For the first time, the genie actually looked vaguely interested.  “Sounds great,” he replied.  One hand gestured back behind him as he strode forward.  “Don’t forget to grab the lamp.”

I reached out and snatched up the lamp (a rather hideous thing, I was just trying to buff some dirt off the crest to see if I recognized the name), sticking it under one arm as I hurried after the genie.

“Ahh, that’s better!” the man announced with considerably more appreciation as we exited the shop.  I had been caught by the elderly little storekeeper, and ended up having to fork over four dollars in wrinkled bills before she let me leave with the lamp.  She had insisted on wrapping it up in some old newspaper, and it now sat at the bottom of a small shopping bag.
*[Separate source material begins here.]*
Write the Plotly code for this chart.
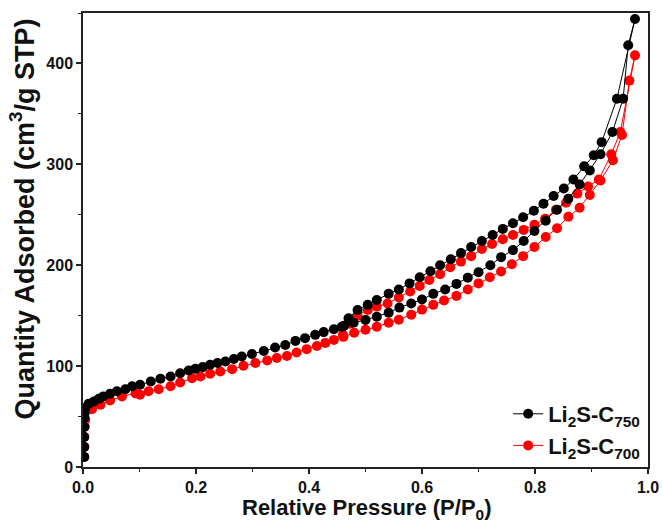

Every now and then, the man walking in front of me would send a glance backward towards that bag.  They were casual, barely even noticeable, but I saw them.  He was definitely attached to the lamp.

“So how does this work?” I finally spoke up, after two blocks.  “I get three wishes?”

“Yeah, exactly.  Then I get to get out of this stupid dimension.”

“Are there any restrictions?”

The genie shrugged.  “Heck, not really.  I’ve heard them all, but most of them are totally possible.  You can’t mess up the laws of physics too much, but other than that, go nuts.”

I didn’t have much experience with genies, or wishes, for that matter.  Most of my wishes had dwindled down in my mind over the years.  Instead of looking forward to achieving world peace or fame, I simply looked forward to the end of the day, to maybe affording that nice jacket I’d seen in the department store window.

Not something that requires divine intervention.

We were still walking, and I tried to think of what I knew of genies.  Unfortunately, most of my experience came from when I’d had to sit through Aladdin four times with my niece’s kid.  And that wasn’t quite the most modern available reference.  I couldn’t think of any other alternatives, though.

“So,” I finally ventured.  “Do you want me to wish for you to be set free?”